Question

If diameter and length of a cylinder are 0.01 m and 0.07 m respectively, the thermal conductivity of air is 0.028 W/mK and the Nusselt number is 14.2, what will be the convective heat transfer coefficient

Answer 1

Answer:

The convective heat transfer coefficient of the fluid is 170.4 watts per square meter-degree Celsius.

Explanation:

The Nusselt number ($Nu$) is a dimensionless factor which compares the sensitivity of a fluid due to convection with those due to conduction:

$Nu = \frac{h\cdot L_{c}}{k}$ (Eq. 1)

Where:

$h$ - Convective heat transfer coefficient, measured in watts per square meter-degree Celsius.

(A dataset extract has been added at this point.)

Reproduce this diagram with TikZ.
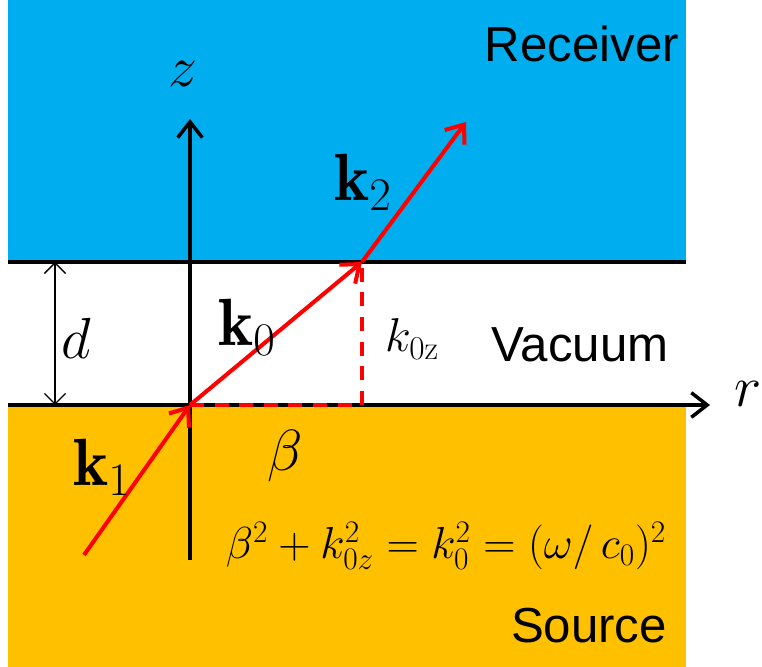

$k$ - Conductive heat transfer coefficient, measured in watts per meter-degree Celsius.

$L_{c}$ - Characteristic length, measured in meters.

In addition, the characteristic length of a cylinder is defined by the following formula:

$L_{c} = \frac{\pi\cdot r^{3}\cdot l}{2\pi\cdot r^{2}+2\pi\cdot r \cdot l}$ (Eq. 2)

Where:

$r$ - Radius of the cylinder, measured in meters.

$l$ - Length of the cylinder, measured in meters.

If we know that $Nu = 14.2$, $k = 0.028\,\frac{W}{m\cdot ^{\circ}C}$, $r = 0.005\,m$ and $l = 0.07\,m$, then the convective heat coefficient is:

From (Eq. 2):

$L_{c} = \frac{\pi\cdot (0.005\,m)^{2}\cdot (0.07\,m)}{2\pi\cdot (0.005\,m)^{2}+2\pi\cdot (0.005\,m)\cdot (0.07\,m)}$

$L_{c} = \frac{7}{3000}\,m$

And by (Eq. 1):

$h = \frac{k\cdot Nu}{L_{c}}$

$h = \frac{\left(0.028\,\frac{W}{m\cdot ^{\circ}C} \right)\cdot (14.2)}{\frac{7}{3000}\,m }$

$h = 170.4\,\frac{W}{m^{2}\cdot ^{\circ}C}$

The convective heat transfer coefficient of the fluid is 170.4 watts per square meter-degree Celsius.